The Food and Drug Administration has issued a black box warning for drugs containing metoclopramide. Metoclopramide, used to treat gastrointestinal disorders, increases the risk of tardive dykinesia. Tardive dykinesia is characterized by repetitive and involuntary movements of the body, is irreversible and there is no known cure.

Tardive dykinesia may cause the following:

  • Rapid eye movement or blinking
  • Puckering and pursing of the lips
  • Lip smacking
  • Grimacing
  • Protruding the tongue
  • Impaired movement of the fingers
  • Involuntary and repetitive movement of the extremities

Drugs containing metoclopramide include the popular Reglan tablets, including oral disintegrating tablets, metoclopramide oral solution, and injections. Over two million people take Reglan products. Tardive dykinesia was already noted with chronic metoclopramide treatment, but will now be highlighted in a black box warning.

This disorder is more prevalent in the elderly, especially women and those who have taken metoclopramide for as little as three months.
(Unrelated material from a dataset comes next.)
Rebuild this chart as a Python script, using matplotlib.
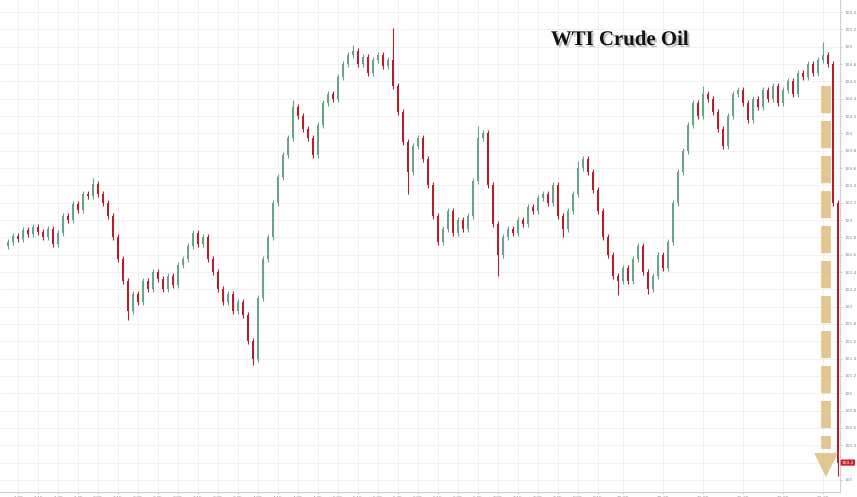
import matplotlib
matplotlib.use("Agg")
import matplotlib.pyplot as plt
import matplotlib.patheffects as pe
import numpy as np

# closing prices, one candle per slot (open = previous close)
closes = [
    102.75, 102.82, 102.78, 102.88, 102.84, 102.92, 102.86, 102.80, 102.90, 102.72,
    102.85, 103.05, 103.00, 103.18, 103.12, 103.30, 103.28, 103.42, 103.30, 103.20,
    103.05, 102.80, 102.55, 102.30, 101.95, 102.15, 102.05, 102.30, 102.20, 102.40,
    102.32, 102.20, 102.35, 102.25, 102.48, 102.55, 102.70, 102.85, 102.72, 102.80,
    102.55, 102.40, 102.20, 102.05, 102.15, 101.95, 102.05, 101.90, 101.60, 101.40,
    102.10, 102.55, 102.80, 103.20, 103.50, 103.75, 103.95, 104.30, 104.20, 104.05,
    103.95, 103.75, 104.10, 104.35, 104.45, 104.40, 104.65, 104.80, 104.90, 104.95,
    104.80, 104.88, 104.70, 104.85, 104.90, 104.78, 104.85, 104.55, 104.25, 103.90,
    103.55, 103.85, 103.95, 103.70, 103.40, 103.05, 102.75, 102.90, 103.10, 102.85,
    103.00, 102.90, 103.05, 103.45, 103.95, 104.00, 103.40, 102.95, 102.60, 102.80,
    102.90, 102.85, 103.00, 102.95, 103.15, 103.10, 103.25, 103.30, 103.20, 103.40,
    103.05, 102.90, 103.10, 103.30, 103.60, 103.70, 103.55, 103.35, 103.10, 102.80,
    102.60, 102.35, 102.30, 102.45, 102.30, 102.55, 102.70, 102.40, 102.20, 102.35,
    102.60, 102.45, 102.75, 103.20, 103.55, 103.80, 104.10, 104.35, 104.20, 104.45,
    104.40, 104.25, 104.05, 103.85, 104.20, 104.45, 104.50, 104.35, 104.15, 104.40,
    104.30, 104.50, 104.40, 104.55, 104.35, 104.50, 104.60, 104.45, 104.70, 104.65,
    104.80, 104.70, 104.85, 104.90, 104.80, 103.20, 100.20,
]
first_open = 102.70

# wicks that stick out further than usual
high_extra = {17: 103.48, 57: 104.38, 69: 105.02, 77: 105.22, 94: 104.08, 114: 103.68, 139: 104.55, 163: 105.05}
low_extra = {24: 101.85, 49: 101.33, 80: 103.30, 98: 102.35, 111: 102.80, 122: 102.14, 128: 102.15, 166: 100.05}

yticks = [round(100 + 0.2 * k, 1) for k in range(28)]
xtick_pos = [2, 6, 10, 14, 18, 22, 26, 30, 34, 38, 42, 46, 50, 54, 58, 62, 66, 70,
             74, 78, 82, 86, 90, 94, 98, 102, 106, 110, 114, 118, 123, 131, 139, 147, 155, 163]
xtick_labels = ["1:00", "1:15", "1:30", "1:45", "2:00", "2:15", "2:30", "2:45", "3:00",
                "3:15", "3:30", "3:45", "4:00", "4:15", "4:30", "4:45", "5:00", "5:15",
                "5:30", "5:45", "6:00", "6:15", "6:30", "6:45", "7:00", "7:15", "7:30",
                "7:45", "8:00", "8:15", "10:00", "10:30", "11:00", "11:30", "12:00", "12:30"]
last_price = 100.2

closes = np.array(closes)
opens = np.concatenate([[first_open], closes[:-1]])
highs = np.maximum(opens, closes) + 0.035
lows = np.minimum(opens, closes) - 0.035
for k, v in high_extra.items():
    highs[k] = v
for k, v in low_extra.items():
    lows[k] = v
idx = np.arange(len(closes))

up_col = "#6aa38c"
down_col = "#b3202c"
colors = [up_col if c >= o else down_col for o, c in zip(opens, closes)]

fig = plt.figure(figsize=(8.57, 4.97), dpi=100)
ax_w = 840
ax = fig.add_axes([0.0, 0.01, ax_w / 857, 0.99])

ax.vlines(idx, lows, highs, colors=colors, lw=0.8, zorder=3)
ax.bar(idx, np.maximum(np.abs(closes - opens), 0.015), bottom=np.minimum(opens, closes),
       width=0.55, color=colors, zorder=4, linewidth=0)

# big dashed arrow
ax_x = 163.6
ax.plot([ax_x, ax_x], [104.55, 100.36], color="#dcb46c", lw=7, alpha=0.75,
        dashes=(2.8, 0.8), solid_capstyle="butt", dash_capstyle="butt", zorder=5)
ax.plot([ax_x], [100.17], marker="v", ms=17, color="#dcb46c", alpha=0.75,
        markeredgewidth=0, zorder=5)

ax.set_xlim(-1.6, ax_w / 5 - 1.6)
ax.set_ylim(99.86, 105.54)

# the last-price box sits on top of the 100.2 tick, so leave that label blank
ax.set_yticks(yticks)
ax.set_yticklabels(["" if v == last_price else f"{v:g}" for v in yticks])
ax.yaxis.tick_right()
ax.tick_params(axis="y", labelsize=3.2, labelcolor="#888888", length=1.5, color="#cccccc", pad=2)
ax.set_xticks(xtick_pos)
ax.set_xticklabels(xtick_labels)
ax.tick_params(axis="x", labelsize=3.2, labelcolor="#888888", length=1.5, color="#cccccc", pad=1)

ax.grid(True, color="#efefef", lw=0.6, zorder=0)
for s in ["top", "left"]:
    ax.spines[s].set_visible(False)
for s in ["right", "bottom"]:
    ax.spines[s].set_color("#d0d0d0")
    ax.spines[s].set_linewidth(0.8)

ax.text(1.002, last_price, f"{last_price:g}", transform=ax.get_yaxis_transform(),
        fontsize=3.2, color="white", va="center", ha="left", zorder=6,
        bbox=dict(boxstyle="round,pad=0.25", fc="#c8232c", ec="none"), clip_on=False)

fig.text(620 / 857, 1 - 40 / 497, "WTI Crude Oil", fontsize=15, fontweight="bold",
         family="Liberation Serif", ha="center", va="center", color="#111111",
         path_effects=[pe.withSimplePatchShadow(offset=(1.5, -1.5), shadow_rgbFace="#999999", alpha=0.6)])

fig.savefig("out.png", dpi=100)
While it is irreversible, the symptoms seem to lessen when the patient stops taking the drug.

Metoclopramide speeds up the movement of the stomach muscles, which helps by moving food to the intestines. It is used mostly on those who have gastroesophageal reflux disease and to treat diabetic gastoparesis. Treatment is recommended to go on no longer than three months.

If you are taking metoclopramide and have noticed any adverse effects, the FDA urges you to contact its MedWatch program. You should also contact your healthcare provider.